For decades, space was reserved for only professionally-trained astronauts. But now, the National Aeronautics and Space Administration (NASA) may be willing to help you get into orbit — for a price, that is. NASA is opening the International Space Station to commercial opportunities, including "private astronaut missions," the agency said Friday. With the agency's first private mission expected to launch as early as 2020, those eager to cross space off their travel bucket list better quickly learn how to visit the International Space Station before it has the chance to become overcrowded.

"NASA is opening the International Space Station for commercial business so U.S. industry innovation and ingenuity can accelerate a thriving commercial economy in low-Earth orbit," the agency announced Friday in a press release. "NASA also is enabling private astronaut missions of up to 30 days on the International Space Station to perform duties that fall into the approved commercial and marketing activities."

As expected, a trip into space won't be cheap. According to CNBC, a private astronaut mission is expected to total more than $50 million with NASA pricing each day on the International Space Station at roughly $35,000. A Commercial and Marketing Pricing Policy rolled out by NASA in late May, lists one day's worth of private astronaut mission "crew supplies" such as food and air as costing $22,500 while a day's worth of "regenerative life support and toilet" resources is priced at $11,250.

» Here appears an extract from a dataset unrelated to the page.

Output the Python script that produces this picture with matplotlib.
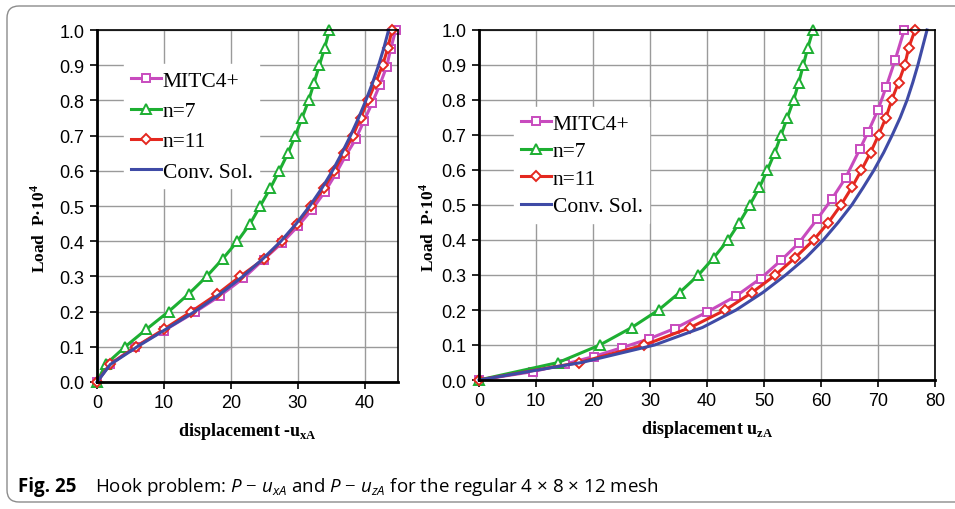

Along with being costly, tourist trips into space are also expected to be limited. According to NASA, the agency will allow two private astronaut missions — lasting no more than 30 days — to the International Space Station each year as part of their commercial use directive. Potential travelers don't have to be U.S. citizens, but they do have to book their trip on a rocket operated by the United State's space agency, ABC News reported.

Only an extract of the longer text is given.